* **WHAT NEEDS TO BE DONE**: Which lines fall between the line holding "Rebuild this chart" and the line holding "const graphics = [];", inclusive? Retype them exactly, without the pictures, and add nothing else.

* **DATASET RECORDS**:
┌──

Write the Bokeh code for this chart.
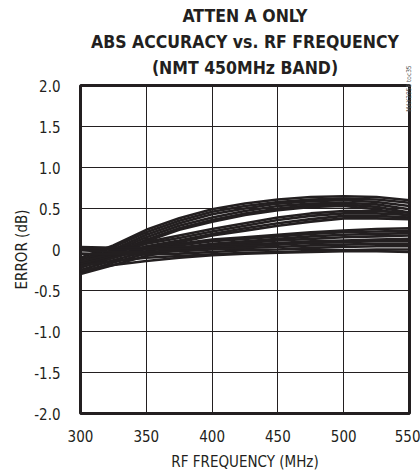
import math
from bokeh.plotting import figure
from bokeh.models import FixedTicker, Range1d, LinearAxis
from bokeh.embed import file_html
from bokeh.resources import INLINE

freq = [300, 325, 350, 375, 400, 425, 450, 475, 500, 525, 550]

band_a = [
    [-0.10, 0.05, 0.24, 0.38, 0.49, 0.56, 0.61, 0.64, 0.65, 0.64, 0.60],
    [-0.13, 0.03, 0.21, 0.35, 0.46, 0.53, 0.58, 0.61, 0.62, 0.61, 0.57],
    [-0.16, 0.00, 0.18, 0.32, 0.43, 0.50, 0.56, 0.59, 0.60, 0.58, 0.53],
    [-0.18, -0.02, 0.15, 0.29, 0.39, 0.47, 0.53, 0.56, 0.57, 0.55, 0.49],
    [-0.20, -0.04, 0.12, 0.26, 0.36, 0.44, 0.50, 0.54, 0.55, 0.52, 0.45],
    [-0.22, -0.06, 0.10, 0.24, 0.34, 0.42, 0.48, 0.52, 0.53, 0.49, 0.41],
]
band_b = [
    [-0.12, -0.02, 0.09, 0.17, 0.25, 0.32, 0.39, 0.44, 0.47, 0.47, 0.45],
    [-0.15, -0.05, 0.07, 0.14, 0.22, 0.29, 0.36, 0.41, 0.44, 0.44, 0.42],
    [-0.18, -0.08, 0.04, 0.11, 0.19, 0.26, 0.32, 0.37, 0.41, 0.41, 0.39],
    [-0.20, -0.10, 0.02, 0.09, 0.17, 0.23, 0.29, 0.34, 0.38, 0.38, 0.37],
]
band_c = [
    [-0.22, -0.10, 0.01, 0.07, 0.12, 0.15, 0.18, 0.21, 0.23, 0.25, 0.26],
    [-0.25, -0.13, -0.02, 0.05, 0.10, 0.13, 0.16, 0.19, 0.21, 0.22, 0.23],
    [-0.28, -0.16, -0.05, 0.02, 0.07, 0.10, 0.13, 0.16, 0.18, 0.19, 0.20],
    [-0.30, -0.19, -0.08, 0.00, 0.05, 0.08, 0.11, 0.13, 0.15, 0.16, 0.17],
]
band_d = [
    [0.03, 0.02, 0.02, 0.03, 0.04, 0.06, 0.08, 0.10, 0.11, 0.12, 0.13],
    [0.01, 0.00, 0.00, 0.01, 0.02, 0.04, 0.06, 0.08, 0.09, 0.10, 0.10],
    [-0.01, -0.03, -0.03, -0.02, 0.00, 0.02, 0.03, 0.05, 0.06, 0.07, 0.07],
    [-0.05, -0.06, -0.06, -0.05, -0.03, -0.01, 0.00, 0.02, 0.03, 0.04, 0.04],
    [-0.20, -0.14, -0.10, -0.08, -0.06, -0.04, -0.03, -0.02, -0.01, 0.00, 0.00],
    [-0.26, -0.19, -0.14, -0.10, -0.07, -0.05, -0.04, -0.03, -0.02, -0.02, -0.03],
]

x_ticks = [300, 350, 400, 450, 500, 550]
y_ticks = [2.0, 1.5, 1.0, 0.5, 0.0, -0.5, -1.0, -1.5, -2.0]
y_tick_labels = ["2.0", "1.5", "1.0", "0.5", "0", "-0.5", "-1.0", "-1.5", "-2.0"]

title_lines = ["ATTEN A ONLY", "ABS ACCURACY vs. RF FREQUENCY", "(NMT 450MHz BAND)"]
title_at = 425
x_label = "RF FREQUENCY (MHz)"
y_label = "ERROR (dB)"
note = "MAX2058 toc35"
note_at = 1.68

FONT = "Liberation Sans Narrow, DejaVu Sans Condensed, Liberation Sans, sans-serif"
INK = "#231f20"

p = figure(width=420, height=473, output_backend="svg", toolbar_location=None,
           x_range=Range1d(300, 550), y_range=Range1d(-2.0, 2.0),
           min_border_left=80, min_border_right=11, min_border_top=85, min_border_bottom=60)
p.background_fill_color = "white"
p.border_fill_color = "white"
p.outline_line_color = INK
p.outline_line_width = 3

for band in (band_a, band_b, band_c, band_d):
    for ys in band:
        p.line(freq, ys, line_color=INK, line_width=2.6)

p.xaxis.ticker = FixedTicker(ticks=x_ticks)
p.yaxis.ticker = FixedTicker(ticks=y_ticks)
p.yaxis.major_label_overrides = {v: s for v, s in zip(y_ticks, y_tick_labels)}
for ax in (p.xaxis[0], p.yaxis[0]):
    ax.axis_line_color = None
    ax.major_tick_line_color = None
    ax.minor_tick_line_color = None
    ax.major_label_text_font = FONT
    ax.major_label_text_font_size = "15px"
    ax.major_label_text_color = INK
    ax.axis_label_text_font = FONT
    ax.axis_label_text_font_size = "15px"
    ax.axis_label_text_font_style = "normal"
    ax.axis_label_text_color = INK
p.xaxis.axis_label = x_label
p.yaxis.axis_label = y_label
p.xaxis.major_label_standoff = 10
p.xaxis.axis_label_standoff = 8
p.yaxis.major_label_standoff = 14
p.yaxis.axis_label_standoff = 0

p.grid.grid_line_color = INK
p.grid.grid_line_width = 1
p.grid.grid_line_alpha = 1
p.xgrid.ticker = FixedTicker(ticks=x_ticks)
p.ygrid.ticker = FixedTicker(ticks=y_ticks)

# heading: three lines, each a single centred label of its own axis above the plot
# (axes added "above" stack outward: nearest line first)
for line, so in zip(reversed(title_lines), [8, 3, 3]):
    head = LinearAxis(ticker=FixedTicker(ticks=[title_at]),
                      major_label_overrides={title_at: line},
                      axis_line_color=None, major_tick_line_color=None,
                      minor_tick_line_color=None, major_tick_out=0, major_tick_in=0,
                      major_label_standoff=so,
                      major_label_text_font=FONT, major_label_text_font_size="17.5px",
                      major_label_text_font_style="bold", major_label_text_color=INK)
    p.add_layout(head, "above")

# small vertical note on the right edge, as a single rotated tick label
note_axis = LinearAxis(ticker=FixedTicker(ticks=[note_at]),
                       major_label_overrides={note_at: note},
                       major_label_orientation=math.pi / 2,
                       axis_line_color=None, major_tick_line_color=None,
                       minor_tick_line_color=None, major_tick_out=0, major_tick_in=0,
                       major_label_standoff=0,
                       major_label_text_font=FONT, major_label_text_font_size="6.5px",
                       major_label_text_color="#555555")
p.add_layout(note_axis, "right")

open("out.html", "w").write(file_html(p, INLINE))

└──
┌──

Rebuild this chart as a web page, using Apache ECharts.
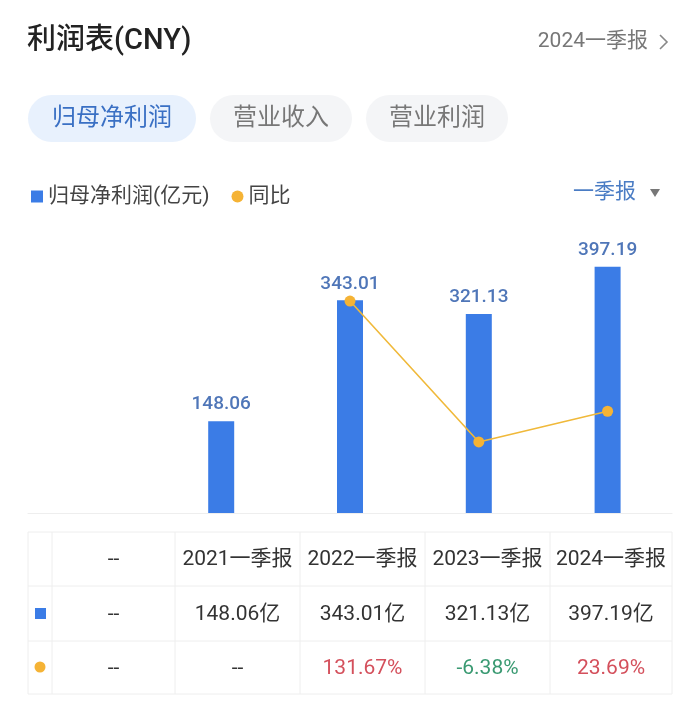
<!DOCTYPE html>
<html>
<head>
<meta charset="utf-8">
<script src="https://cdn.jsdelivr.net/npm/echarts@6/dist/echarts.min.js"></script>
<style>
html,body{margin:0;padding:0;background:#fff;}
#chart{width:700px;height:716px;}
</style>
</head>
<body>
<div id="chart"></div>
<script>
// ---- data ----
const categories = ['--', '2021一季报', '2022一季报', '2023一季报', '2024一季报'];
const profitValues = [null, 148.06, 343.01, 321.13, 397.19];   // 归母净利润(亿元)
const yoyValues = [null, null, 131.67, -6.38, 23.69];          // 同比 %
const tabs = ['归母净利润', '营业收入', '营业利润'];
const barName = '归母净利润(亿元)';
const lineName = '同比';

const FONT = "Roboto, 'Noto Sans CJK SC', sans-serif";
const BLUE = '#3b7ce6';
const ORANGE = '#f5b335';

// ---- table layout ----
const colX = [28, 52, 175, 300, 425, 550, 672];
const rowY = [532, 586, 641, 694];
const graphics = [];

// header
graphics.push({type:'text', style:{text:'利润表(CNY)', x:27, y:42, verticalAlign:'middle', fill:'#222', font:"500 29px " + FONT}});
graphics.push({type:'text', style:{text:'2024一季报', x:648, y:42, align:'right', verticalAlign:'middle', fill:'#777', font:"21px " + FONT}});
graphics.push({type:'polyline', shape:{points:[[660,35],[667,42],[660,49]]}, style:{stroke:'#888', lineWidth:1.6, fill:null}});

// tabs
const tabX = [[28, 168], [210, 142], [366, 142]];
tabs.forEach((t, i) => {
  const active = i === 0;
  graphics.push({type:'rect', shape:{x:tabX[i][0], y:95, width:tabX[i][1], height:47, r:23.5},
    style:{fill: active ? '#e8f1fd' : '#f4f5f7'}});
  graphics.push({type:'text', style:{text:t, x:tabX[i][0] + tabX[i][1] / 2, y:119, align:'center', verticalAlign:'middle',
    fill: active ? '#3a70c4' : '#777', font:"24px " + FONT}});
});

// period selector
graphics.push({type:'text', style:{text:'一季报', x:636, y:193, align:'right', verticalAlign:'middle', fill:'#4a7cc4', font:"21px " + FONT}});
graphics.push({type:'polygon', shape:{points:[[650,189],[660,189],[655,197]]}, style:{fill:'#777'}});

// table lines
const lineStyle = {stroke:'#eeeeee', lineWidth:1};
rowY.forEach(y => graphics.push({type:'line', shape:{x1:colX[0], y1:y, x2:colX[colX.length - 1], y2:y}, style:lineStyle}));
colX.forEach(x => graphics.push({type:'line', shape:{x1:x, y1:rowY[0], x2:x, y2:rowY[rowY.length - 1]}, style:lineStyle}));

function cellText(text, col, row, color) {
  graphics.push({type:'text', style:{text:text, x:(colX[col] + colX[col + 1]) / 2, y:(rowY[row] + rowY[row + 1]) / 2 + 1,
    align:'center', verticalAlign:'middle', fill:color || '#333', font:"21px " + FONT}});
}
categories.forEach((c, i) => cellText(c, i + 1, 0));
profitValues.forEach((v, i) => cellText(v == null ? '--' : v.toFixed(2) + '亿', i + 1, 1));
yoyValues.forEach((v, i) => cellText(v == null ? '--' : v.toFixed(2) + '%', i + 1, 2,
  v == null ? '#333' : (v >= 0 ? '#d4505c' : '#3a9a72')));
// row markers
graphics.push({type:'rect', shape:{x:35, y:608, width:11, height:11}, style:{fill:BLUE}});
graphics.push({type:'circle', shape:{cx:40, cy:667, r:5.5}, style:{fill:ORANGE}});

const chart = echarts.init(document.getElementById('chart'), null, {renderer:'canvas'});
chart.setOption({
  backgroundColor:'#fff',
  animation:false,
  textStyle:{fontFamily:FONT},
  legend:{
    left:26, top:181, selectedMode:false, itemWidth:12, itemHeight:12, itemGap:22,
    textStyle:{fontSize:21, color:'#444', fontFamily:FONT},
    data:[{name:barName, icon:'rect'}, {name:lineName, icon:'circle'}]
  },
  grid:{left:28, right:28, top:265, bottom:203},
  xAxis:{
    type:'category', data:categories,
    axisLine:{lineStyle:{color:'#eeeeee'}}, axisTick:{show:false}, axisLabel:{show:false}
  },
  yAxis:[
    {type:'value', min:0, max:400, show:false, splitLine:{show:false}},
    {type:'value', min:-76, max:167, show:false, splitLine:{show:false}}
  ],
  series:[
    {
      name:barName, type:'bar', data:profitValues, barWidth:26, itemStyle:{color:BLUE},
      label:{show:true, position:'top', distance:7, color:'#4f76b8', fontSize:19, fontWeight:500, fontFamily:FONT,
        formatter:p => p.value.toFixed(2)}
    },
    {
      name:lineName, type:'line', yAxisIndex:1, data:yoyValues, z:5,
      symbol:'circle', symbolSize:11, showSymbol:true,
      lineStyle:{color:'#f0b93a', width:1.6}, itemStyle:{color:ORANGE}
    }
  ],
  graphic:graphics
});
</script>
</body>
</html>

└──

* **COMPLETE RESPONSE**:
Rebuild this chart as a web page, using Apache ECharts.
<!DOCTYPE html>
<html>
<head>
<meta charset="utf-8">
<script src="https://cdn.jsdelivr.net/npm/echarts@6/dist/echarts.min.js"></script>
<style>
html,body{margin:0;padding:0;background:#fff;}
#chart{width:700px;height:716px;}
</style>
</head>
<body>
<div id="chart"></div>
<script>
// ---- data ----
const categories = ['--', '2021一季报', '2022一季报', '2023一季报', '2024一季报'];
const profitValues = [null, 148.06, 343.01, 321.13, 397.19];   // 归母净利润(亿元)
const yoyValues = [null, null, 131.67, -6.38, 23.69];          // 同比 %
const tabs = ['归母净利润', '营业收入', '营业利润'];
const barName = '归母净利润(亿元)';
const lineName = '同比';

const FONT = "Roboto, 'Noto Sans CJK SC', sans-serif";
const BLUE = '#3b7ce6';
const ORANGE = '#f5b335';

// ---- table layout ----
const colX = [28, 52, 175, 300, 425, 550, 672];
const rowY = [532, 586, 641, 694];
const graphics = [];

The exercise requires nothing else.